The Conniver” Unethical managers know how to look great to their bosses, no matter what. They flatter, control, or distort the information, and they know how to slide past blame. Sometimes they’re embezzlers or corrupt.

The Mediocrity” Incompetent managers aren’t bullies, thieves or mean, but they cause their staffs to quietly exit: they don’t delegate, develop, or build rapport with their people. They’re often technically proficient people who should never have been made a manager.

A Cloaking Layer: The troops keep quiet

Employees hate going around even a terrible boss because that puts their jobs on the line. Connivers count on this because they’re smart manipulators of power. The managers “below” the bad apple often go to great lengths to protect their employees, and (like the Workgroup member) endure years of abuse so they can “be there” for their teams.

Try this: The chief executive must make the complaint process easy and safe: even small businesses should have a “whistleblower” or ethics and values complaint mechanism. There are third-party services for this. See Index term 5.4.6 Performance evaluation.

Act Carefully Quickly

Sometimes employees complain about a manager because the manager has called them out on poor work habits or has set a meaningful, if scary challenge. Some employees now expect their bosses to be fun pals. Getting to the truth takes time, particularly if you’ve not built rapport with employees at every level.

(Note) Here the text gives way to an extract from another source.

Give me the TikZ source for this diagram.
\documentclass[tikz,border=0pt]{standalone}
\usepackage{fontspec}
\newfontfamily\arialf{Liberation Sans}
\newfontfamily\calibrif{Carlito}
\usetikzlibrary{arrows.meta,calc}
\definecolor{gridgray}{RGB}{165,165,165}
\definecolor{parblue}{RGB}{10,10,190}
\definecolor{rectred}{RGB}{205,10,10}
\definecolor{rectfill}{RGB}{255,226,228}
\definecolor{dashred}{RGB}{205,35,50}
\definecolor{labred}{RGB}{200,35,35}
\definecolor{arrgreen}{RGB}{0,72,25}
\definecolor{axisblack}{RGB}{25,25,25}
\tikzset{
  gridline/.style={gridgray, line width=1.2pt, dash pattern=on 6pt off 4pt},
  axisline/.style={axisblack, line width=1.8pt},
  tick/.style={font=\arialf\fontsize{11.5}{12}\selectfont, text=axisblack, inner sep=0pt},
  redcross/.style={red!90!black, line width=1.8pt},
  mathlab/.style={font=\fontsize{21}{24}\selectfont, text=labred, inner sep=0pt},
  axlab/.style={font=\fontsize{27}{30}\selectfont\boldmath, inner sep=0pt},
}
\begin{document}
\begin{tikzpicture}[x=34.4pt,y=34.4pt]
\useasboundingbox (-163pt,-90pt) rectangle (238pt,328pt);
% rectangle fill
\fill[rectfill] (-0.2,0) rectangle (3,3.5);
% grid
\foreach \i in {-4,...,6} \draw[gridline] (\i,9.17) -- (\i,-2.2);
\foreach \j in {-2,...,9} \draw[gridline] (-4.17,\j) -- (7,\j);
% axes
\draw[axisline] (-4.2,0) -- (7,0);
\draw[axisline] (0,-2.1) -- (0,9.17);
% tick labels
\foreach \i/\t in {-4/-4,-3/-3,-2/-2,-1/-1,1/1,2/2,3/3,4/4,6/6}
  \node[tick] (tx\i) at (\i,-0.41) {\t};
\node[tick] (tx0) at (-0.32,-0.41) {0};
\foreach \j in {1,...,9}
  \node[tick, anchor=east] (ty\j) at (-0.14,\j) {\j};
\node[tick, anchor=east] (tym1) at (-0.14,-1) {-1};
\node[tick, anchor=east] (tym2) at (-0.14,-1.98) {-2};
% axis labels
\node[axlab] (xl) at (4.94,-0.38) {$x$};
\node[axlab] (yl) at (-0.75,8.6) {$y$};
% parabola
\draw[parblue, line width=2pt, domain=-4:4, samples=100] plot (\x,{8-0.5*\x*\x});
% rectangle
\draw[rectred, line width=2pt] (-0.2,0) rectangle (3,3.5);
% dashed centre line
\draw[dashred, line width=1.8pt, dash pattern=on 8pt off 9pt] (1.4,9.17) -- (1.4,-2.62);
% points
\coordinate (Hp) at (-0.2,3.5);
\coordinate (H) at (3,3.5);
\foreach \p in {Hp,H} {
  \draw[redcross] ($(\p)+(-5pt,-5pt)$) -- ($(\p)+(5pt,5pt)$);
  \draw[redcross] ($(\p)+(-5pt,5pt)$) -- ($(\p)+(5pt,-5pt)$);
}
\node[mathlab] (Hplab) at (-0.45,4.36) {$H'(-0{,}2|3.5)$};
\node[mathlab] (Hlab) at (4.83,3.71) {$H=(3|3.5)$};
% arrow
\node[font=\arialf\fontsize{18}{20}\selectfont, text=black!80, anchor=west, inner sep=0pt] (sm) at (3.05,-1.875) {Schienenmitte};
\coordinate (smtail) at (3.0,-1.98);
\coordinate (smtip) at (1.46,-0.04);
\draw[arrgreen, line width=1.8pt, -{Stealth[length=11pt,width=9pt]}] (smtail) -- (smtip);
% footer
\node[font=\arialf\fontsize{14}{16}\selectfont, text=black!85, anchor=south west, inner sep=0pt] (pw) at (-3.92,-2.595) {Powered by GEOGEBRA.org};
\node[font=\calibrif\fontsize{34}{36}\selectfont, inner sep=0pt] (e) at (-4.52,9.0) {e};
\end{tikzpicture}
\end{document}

Use Standards: the Milwaukee Model and the Pledge

Evaluating a manager’s performance quickly, accurately, and fairly is much easier if every manager is held to the same standards of ethics and competence. Organizations that have formally adopted the Pledge of Managerial Power and the Milwaukee Model of Manager Development are able to respond quickly and confidently to complaints.

Build Rapport Everywhere

Managers at every level should have good rapport with employees at every level. This takes time, but not a ton of time.

Try this: Wander around. Hang out in the break room. Hold social events with unstructured time. Finish meetings early so there’s time to get people comfortable talking to you. It looks unproductive, but you’ll pick up clues about bosses who aren’t who you think they are.